White Hat Vs. Black Hat SEO: Definitions and Differences to Know
September 6, 2018
Understandably, search engine optimization is a top priority for many businesses. In fact, 61% of marketers said improving SEO and growing their organic presence was their main marketing focus in 2017. Of course, that's often easier said than done. There are many ways to optimize and countless unknowns that come into play; even the most experienced SEO analysts can't be 100% confident that their efforts will achieve their exact desired results. But what we do know is that there's a generally accepted right way to optimize -- and a wrong way to optimize. If you're interested in learning a bit more about SEO's best practices and worst offenses, read on.
SEO Isn't Always Black and White -- Except When It Is
We have a good idea about what businesses can do to improve their rankings and what Google wants to see. We don't always know everythingbecause Google, the gatekeeper, doesn't actually make it publicly known how they analyze and rank sites. There are a great many things we do know that Google wants to see, but there is definitely some mystery involved -- especially if you really don't know the realm of SEO. Plus, Google is always changing and perfecting its algorithm. That means that the SEO tactics that used to work just fine are now ineffective or even frowned upon.
That said, there are some things that most experts agree on. Google has declared that there are certain SEO tactics that can get you in trouble. Although they may have worked in the past, they're considered to be underhanded and are geared towards manipulating Google's crawling bots rather than providing useful information for real people. It's basically a way to cut corners; it may look good at first, but it usually catches up with you in a bad way. Using methods like these can actually result in penalization of your site. If Google realizes you've used these techniques, your site's ranking could decrease dramatically or it could disappear from search results altogether. These tactics are known as Black-Hat SEO.

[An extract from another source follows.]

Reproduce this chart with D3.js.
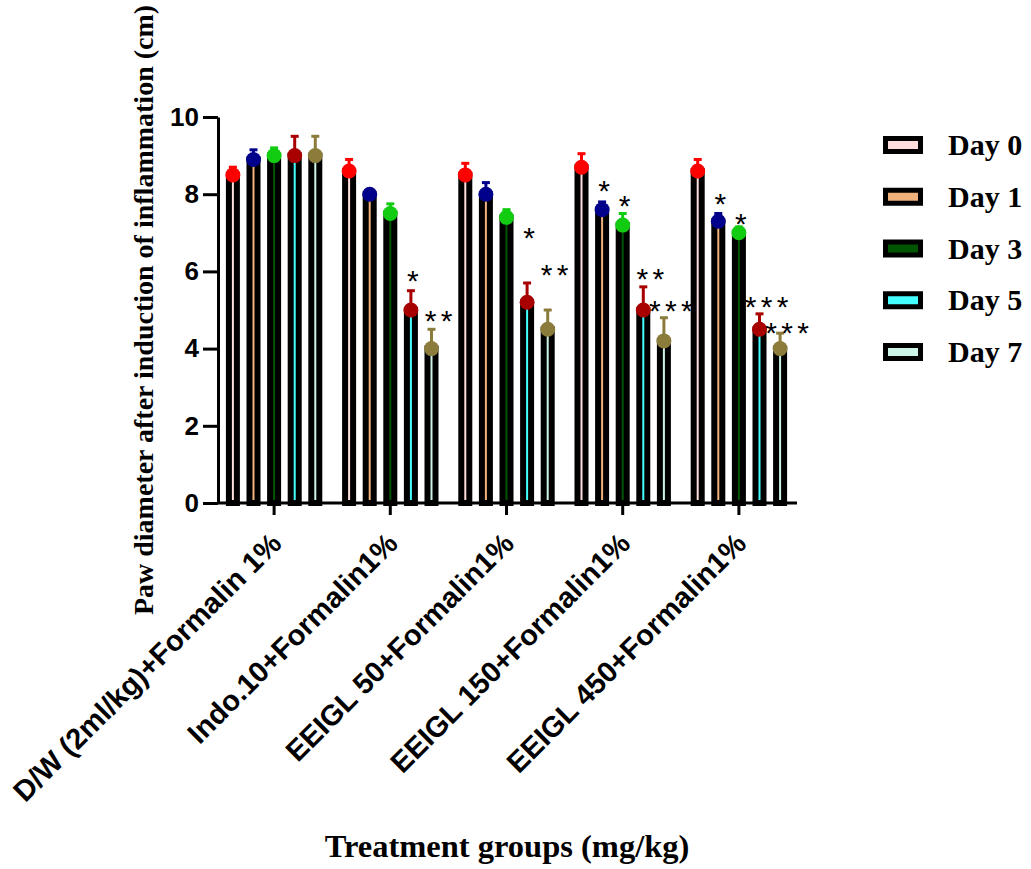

In contrast, there are methods that are geared towards providing high-quality and relevant content to both bots and humans. These strategies are developed with Google's own guidelines in mind and are considered to be quite ethical. A reputable SEO agency will typically employ these tactics, which are known as White-Hat SEO, to achieve long-term results for your website.
What Are Some Examples of Black-Hat and White-Hat SEO?
While not every technique can be clearly labeled as Black-Hat or White-Hat SEO, there are definitely some tactics that are clearly ethical or clearly underhanded. Let's take a look at a few examples below.
Examples of Black-Hat SEO Include:
Keyword Stuffing -- Trying to fit as many keywords as possible in content, tags, meta descriptions, headers, etc. in a spammy or inorganic way
Paid Links -- A lot of businesses will purchase link placements from popular websites to increase their own rankings
Hidden Text -- Human visitors may never notice this search spam, but robots will see the hidden text that's been placed in the backend of a website in an attempt to manipulate search engine rankings
Examples of White-Hat SEO Include:
Quality Content -- Creating extraordinary content (like blogs, articles, white papers, case studies, e-books, and more) in order to provide web users with relevant and interesting information will also impress Google
Internal Links -- Linking to other pages on your website will allow you to keep visitors on your website longer (thus reducing bounce rate) and can make navigation a whole lot better, which are two attributes bots love to see
Guest Blogging -- Contributing a guest blog to another reputable site will benefit both parties and help you build links organically
The truth is that you don't need to be an SEO expert. That's what we're here for. But when you evaluate potential agencies to work with, you'll want to make sure the one you choose uses ethical tactics without promising rapid-fire results. Otherwise, the payoff might be very short-lived indeed.